What you have to do
Output the material exactly, but drop every image it holds.

● ● ● ●

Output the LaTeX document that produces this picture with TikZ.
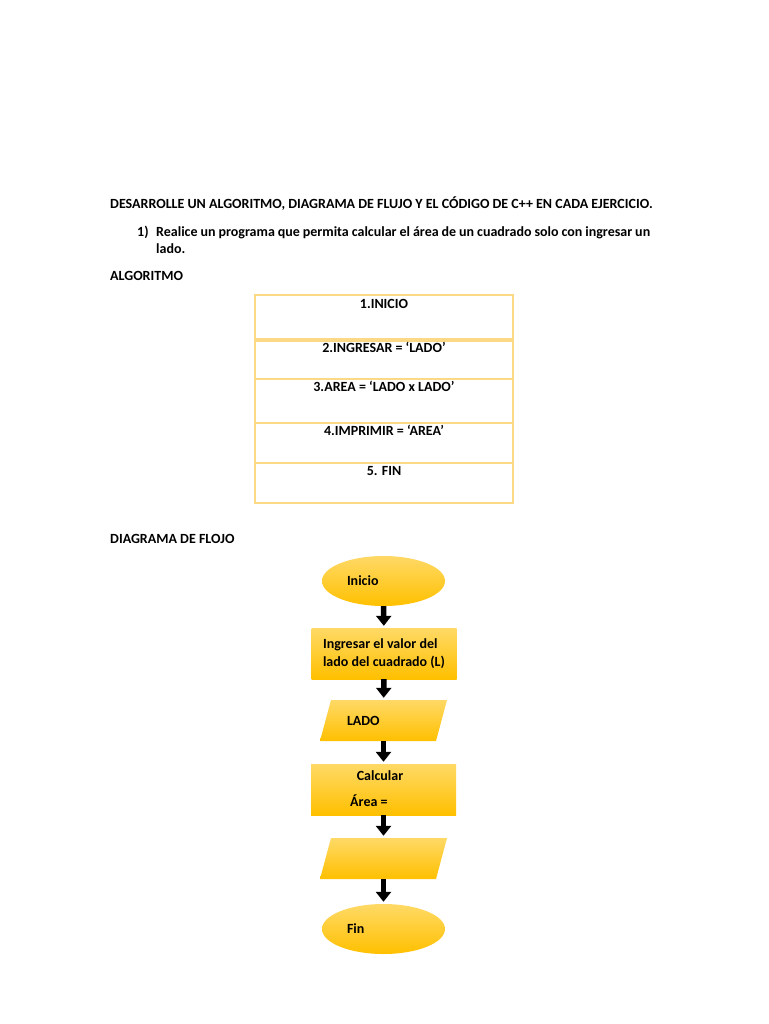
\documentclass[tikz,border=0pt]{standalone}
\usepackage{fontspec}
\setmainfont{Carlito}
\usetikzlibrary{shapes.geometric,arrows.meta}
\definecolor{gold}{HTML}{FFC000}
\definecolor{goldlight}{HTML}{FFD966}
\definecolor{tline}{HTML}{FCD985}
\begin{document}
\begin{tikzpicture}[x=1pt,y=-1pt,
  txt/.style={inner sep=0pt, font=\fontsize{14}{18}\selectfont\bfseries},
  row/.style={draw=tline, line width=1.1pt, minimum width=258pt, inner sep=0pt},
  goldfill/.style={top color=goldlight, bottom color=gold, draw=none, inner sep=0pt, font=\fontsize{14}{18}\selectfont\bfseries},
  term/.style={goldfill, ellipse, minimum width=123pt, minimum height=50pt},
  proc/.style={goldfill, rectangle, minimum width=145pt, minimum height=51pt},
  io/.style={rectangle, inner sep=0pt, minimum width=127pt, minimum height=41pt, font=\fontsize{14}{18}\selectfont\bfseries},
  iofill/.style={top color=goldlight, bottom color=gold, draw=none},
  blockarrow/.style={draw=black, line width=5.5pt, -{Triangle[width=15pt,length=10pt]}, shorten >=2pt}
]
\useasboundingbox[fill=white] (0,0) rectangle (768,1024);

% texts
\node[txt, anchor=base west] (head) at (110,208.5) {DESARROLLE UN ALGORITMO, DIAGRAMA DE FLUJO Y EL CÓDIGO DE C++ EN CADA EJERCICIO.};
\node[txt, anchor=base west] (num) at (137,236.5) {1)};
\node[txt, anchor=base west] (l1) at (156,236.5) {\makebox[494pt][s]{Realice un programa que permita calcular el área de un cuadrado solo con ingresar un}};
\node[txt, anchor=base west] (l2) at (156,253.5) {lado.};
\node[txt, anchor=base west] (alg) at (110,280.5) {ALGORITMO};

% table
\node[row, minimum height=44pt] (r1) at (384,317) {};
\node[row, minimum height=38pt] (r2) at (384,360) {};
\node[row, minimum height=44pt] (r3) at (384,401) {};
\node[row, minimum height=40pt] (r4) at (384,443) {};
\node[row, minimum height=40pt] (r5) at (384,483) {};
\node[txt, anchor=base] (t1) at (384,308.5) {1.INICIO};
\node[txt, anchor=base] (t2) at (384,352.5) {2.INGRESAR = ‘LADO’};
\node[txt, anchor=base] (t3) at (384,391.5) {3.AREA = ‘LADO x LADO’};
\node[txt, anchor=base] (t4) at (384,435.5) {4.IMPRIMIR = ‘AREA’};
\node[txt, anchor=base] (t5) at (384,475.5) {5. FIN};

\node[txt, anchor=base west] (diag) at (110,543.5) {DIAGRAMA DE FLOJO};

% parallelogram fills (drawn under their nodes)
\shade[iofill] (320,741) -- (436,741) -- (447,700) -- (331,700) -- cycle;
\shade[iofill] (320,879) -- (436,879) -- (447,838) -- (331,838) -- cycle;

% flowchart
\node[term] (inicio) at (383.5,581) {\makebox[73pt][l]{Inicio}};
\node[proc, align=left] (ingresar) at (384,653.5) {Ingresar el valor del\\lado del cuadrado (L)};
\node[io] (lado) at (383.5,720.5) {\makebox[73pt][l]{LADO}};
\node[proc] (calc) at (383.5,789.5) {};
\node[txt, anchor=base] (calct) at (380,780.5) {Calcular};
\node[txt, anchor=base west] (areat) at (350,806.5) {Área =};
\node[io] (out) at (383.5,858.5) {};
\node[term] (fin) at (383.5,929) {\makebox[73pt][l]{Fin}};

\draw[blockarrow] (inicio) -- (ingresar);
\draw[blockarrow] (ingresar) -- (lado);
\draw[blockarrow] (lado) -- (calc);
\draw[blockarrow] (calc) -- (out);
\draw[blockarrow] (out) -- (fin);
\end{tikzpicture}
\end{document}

● ● ● ●

Complete response
Output the LaTeX document that produces this picture with TikZ.
\documentclass[tikz,border=0pt]{standalone}
\usepackage{fontspec}
\setmainfont{Carlito}
\usetikzlibrary{shapes.geometric,arrows.meta}
\definecolor{gold}{HTML}{FFC000}
\definecolor{goldlight}{HTML}{FFD966}
\definecolor{tline}{HTML}{FCD985}
\begin{document}
\begin{tikzpicture}[x=1pt,y=-1pt,
  txt/.style={inner sep=0pt, font=\fontsize{14}{18}\selectfont\bfseries},
  row/.style={draw=tline, line width=1.1pt, minimum width=258pt, inner sep=0pt},
  goldfill/.style={top color=goldlight, bottom color=gold, draw=none, inner sep=0pt, font=\fontsize{14}{18}\selectfont\bfseries},
  term/.style={goldfill, ellipse, minimum width=123pt, minimum height=50pt},
  proc/.style={goldfill, rectangle, minimum width=145pt, minimum height=51pt},
  io/.style={rectangle, inner sep=0pt, minimum width=127pt, minimum height=41pt, font=\fontsize{14}{18}\selectfont\bfseries},
  iofill/.style={top color=goldlight, bottom color=gold, draw=none},
  blockarrow/.style={draw=black, line width=5.5pt, -{Triangle[width=15pt,length=10pt]}, shorten >=2pt}
]
\useasboundingbox[fill=white] (0,0) rectangle (768,1024);

% texts
\node[txt, anchor=base west] (head) at (110,208.5) {DESARROLLE UN ALGORITMO, DIAGRAMA DE FLUJO Y EL CÓDIGO DE C++ EN CADA EJERCICIO.};
\node[txt, anchor=base west] (num) at (137,236.5) {1)};
\node[txt, anchor=base west] (l1) at (156,236.5) {\makebox[494pt][s]{Realice un programa que permita calcular el área de un cuadrado solo con ingresar un}};
\node[txt, anchor=base west] (l2) at (156,253.5) {lado.};
\node[txt, anchor=base west] (alg) at (110,280.5) {ALGORITMO};

% table
\node[row, minimum height=44pt] (r1) at (384,317) {};
\node[row, minimum height=38pt] (r2) at (384,360) {};
\node[row, minimum height=44pt] (r3) at (384,401) {};
\node[row, minimum height=40pt] (r4) at (384,443) {};
\node[row, minimum height=40pt] (r5) at (384,483) {};
\node[txt, anchor=base] (t1) at (384,308.5) {1.INICIO};
\node[txt, anchor=base] (t2) at (384,352.5) {2.INGRESAR = ‘LADO’};
\node[txt, anchor=base] (t3) at (384,391.5) {3.AREA = ‘LADO x LADO’};
\node[txt, anchor=base] (t4) at (384,435.5) {4.IMPRIMIR = ‘AREA’};
\node[txt, anchor=base] (t5) at (384,475.5) {5. FIN};

\node[txt, anchor=base west] (diag) at (110,543.5) {DIAGRAMA DE FLOJO};

% parallelogram fills (drawn under their nodes)
\shade[iofill] (320,741) -- (436,741) -- (447,700) -- (331,700) -- cycle;
\shade[iofill] (320,879) -- (436,879) -- (447,838) -- (331,838) -- cycle;

% flowchart
\node[term] (inicio) at (383.5,581) {\makebox[73pt][l]{Inicio}};
\node[proc, align=left] (ingresar) at (384,653.5) {Ingresar el valor del\\lado del cuadrado (L)};
\node[io] (lado) at (383.5,720.5) {\makebox[73pt][l]{LADO}};
\node[proc] (calc) at (383.5,789.5) {};
\node[txt, anchor=base] (calct) at (380,780.5) {Calcular};
\node[txt, anchor=base west] (areat) at (350,806.5) {Área =};
\node[io] (out) at (383.5,858.5) {};
\node[term] (fin) at (383.5,929) {\makebox[73pt][l]{Fin}};

\draw[blockarrow] (inicio) -- (ingresar);
\draw[blockarrow] (ingresar) -- (lado);
\draw[blockarrow] (lado) -- (calc);
\draw[blockarrow] (calc) -- (out);
\draw[blockarrow] (out) -- (fin);
\end{tikzpicture}
\end{document}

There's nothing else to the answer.